▶ _WRITTEN REQUEST_
Please transcribe the listing below in full and word for word, without its pictures.

▶ _RECORDED DATA_

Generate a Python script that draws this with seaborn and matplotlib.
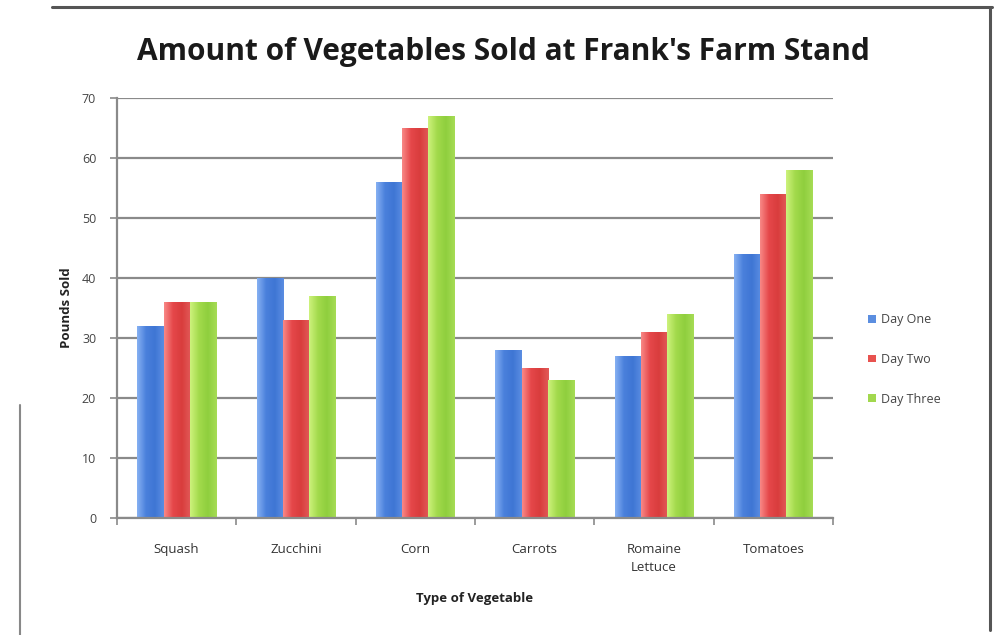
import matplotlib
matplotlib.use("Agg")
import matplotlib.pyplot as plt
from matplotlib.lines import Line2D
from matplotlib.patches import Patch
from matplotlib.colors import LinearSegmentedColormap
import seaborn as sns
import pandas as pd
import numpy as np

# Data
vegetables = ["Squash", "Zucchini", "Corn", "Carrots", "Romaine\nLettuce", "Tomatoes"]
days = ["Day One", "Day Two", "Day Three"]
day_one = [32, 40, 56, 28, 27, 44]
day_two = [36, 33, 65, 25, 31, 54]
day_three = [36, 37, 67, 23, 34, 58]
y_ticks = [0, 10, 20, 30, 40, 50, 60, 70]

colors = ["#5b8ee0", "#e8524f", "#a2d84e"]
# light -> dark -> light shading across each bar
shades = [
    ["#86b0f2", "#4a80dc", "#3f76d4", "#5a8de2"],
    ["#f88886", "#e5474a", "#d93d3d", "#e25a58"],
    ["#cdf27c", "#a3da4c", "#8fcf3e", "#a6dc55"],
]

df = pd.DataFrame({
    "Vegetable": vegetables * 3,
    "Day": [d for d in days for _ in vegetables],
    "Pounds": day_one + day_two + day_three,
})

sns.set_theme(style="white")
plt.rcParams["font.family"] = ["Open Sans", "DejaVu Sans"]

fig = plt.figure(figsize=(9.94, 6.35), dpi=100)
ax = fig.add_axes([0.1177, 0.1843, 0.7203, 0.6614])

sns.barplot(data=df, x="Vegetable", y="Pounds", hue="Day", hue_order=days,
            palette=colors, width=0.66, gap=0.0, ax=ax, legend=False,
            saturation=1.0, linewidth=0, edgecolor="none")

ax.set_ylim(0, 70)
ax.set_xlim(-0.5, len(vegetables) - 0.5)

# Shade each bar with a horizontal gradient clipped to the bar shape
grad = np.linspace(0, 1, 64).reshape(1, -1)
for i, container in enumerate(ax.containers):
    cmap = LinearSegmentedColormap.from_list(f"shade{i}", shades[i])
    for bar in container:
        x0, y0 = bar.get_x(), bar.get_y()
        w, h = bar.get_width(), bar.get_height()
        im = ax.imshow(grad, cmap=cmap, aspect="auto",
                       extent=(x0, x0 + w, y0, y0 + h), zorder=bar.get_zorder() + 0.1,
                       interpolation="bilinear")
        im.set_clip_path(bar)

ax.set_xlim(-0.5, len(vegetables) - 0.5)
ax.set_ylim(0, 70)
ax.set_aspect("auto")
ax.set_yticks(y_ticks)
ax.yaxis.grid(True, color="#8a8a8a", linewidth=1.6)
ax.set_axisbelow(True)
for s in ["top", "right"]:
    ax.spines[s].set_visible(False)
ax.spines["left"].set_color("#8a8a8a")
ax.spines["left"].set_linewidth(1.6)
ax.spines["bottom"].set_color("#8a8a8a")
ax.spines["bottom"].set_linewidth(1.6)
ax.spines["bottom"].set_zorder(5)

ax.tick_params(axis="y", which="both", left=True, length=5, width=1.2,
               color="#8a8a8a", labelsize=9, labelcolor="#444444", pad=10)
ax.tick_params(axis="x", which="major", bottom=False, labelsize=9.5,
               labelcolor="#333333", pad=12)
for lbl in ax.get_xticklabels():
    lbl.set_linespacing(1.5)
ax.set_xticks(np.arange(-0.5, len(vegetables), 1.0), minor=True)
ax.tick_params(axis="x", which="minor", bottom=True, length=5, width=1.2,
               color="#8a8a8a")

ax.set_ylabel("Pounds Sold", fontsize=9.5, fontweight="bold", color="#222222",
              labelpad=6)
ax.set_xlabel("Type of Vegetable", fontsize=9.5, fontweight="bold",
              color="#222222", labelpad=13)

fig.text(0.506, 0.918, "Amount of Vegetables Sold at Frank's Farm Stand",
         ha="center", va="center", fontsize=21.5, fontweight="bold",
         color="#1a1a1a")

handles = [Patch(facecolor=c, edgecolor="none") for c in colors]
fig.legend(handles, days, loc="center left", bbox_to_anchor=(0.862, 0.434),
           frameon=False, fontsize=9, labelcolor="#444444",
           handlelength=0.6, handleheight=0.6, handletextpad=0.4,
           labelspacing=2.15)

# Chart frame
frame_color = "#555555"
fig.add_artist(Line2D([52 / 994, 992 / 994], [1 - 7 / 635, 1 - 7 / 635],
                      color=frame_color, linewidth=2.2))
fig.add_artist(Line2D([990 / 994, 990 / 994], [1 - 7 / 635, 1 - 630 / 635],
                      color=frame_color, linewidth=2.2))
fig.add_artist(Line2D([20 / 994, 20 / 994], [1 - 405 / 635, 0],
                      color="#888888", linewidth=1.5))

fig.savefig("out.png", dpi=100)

▶ _ANSWER IN FULL_
Generate a Python script that draws this with seaborn and matplotlib.
import matplotlib
matplotlib.use("Agg")
import matplotlib.pyplot as plt
from matplotlib.lines import Line2D
from matplotlib.patches import Patch
from matplotlib.colors import LinearSegmentedColormap
import seaborn as sns
import pandas as pd
import numpy as np

# Data
vegetables = ["Squash", "Zucchini", "Corn", "Carrots", "Romaine\nLettuce", "Tomatoes"]
days = ["Day One", "Day Two", "Day Three"]
day_one = [32, 40, 56, 28, 27, 44]
day_two = [36, 33, 65, 25, 31, 54]
day_three = [36, 37, 67, 23, 34, 58]
y_ticks = [0, 10, 20, 30, 40, 50, 60, 70]

colors = ["#5b8ee0", "#e8524f", "#a2d84e"]
# light -> dark -> light shading across each bar
shades = [
    ["#86b0f2", "#4a80dc", "#3f76d4", "#5a8de2"],
    ["#f88886", "#e5474a", "#d93d3d", "#e25a58"],
    ["#cdf27c", "#a3da4c", "#8fcf3e", "#a6dc55"],
]

df = pd.DataFrame({
    "Vegetable": vegetables * 3,
    "Day": [d for d in days for _ in vegetables],
    "Pounds": day_one + day_two + day_three,
})

sns.set_theme(style="white")
plt.rcParams["font.family"] = ["Open Sans", "DejaVu Sans"]

fig = plt.figure(figsize=(9.94, 6.35), dpi=100)
ax = fig.add_axes([0.1177, 0.1843, 0.7203, 0.6614])

sns.barplot(data=df, x="Vegetable", y="Pounds", hue="Day", hue_order=days,
            palette=colors, width=0.66, gap=0.0, ax=ax, legend=False,
            saturation=1.0, linewidth=0, edgecolor="none")

ax.set_ylim(0, 70)
ax.set_xlim(-0.5, len(vegetables) - 0.5)

# Shade each bar with a horizontal gradient clipped to the bar shape
grad = np.linspace(0, 1, 64).reshape(1, -1)
for i, container in enumerate(ax.containers):
    cmap = LinearSegmentedColormap.from_list(f"shade{i}", shades[i])
    for bar in container:
        x0, y0 = bar.get_x(), bar.get_y()
        w, h = bar.get_width(), bar.get_height()
        im = ax.imshow(grad, cmap=cmap, aspect="auto",
                       extent=(x0, x0 + w, y0, y0 + h), zorder=bar.get_zorder() + 0.1,
                       interpolation="bilinear")
        im.set_clip_path(bar)

ax.set_xlim(-0.5, len(vegetables) - 0.5)
ax.set_ylim(0, 70)
ax.set_aspect("auto")
ax.set_yticks(y_ticks)
ax.yaxis.grid(True, color="#8a8a8a", linewidth=1.6)
ax.set_axisbelow(True)
for s in ["top", "right"]:
    ax.spines[s].set_visible(False)
ax.spines["left"].set_color("#8a8a8a")
ax.spines["left"].set_linewidth(1.6)
ax.spines["bottom"].set_color("#8a8a8a")
ax.spines["bottom"].set_linewidth(1.6)
ax.spines["bottom"].set_zorder(5)

ax.tick_params(axis="y", which="both", left=True, length=5, width=1.2,
               color="#8a8a8a", labelsize=9, labelcolor="#444444", pad=10)
ax.tick_params(axis="x", which="major", bottom=False, labelsize=9.5,
               labelcolor="#333333", pad=12)
for lbl in ax.get_xticklabels():
    lbl.set_linespacing(1.5)
ax.set_xticks(np.arange(-0.5, len(vegetables), 1.0), minor=True)
ax.tick_params(axis="x", which="minor", bottom=True, length=5, width=1.2,
               color="#8a8a8a")

ax.set_ylabel("Pounds Sold", fontsize=9.5, fontweight="bold", color="#222222",
              labelpad=6)
ax.set_xlabel("Type of Vegetable", fontsize=9.5, fontweight="bold",
              color="#222222", labelpad=13)

fig.text(0.506, 0.918, "Amount of Vegetables Sold at Frank's Farm Stand",
         ha="center", va="center", fontsize=21.5, fontweight="bold",
         color="#1a1a1a")

handles = [Patch(facecolor=c, edgecolor="none") for c in colors]
fig.legend(handles, days, loc="center left", bbox_to_anchor=(0.862, 0.434),
           frameon=False, fontsize=9, labelcolor="#444444",
           handlelength=0.6, handleheight=0.6, handletextpad=0.4,
           labelspacing=2.15)

# Chart frame
frame_color = "#555555"
fig.add_artist(Line2D([52 / 994, 992 / 994], [1 - 7 / 635, 1 - 7 / 635],
                      color=frame_color, linewidth=2.2))
fig.add_artist(Line2D([990 / 994, 990 / 994], [1 - 7 / 635, 1 - 630 / 635],
                      color=frame_color, linewidth=2.2))
fig.add_artist(Line2D([20 / 994, 20 / 994], [1 - 405 / 635, 0],
                      color="#888888", linewidth=1.5))

fig.savefig("out.png", dpi=100)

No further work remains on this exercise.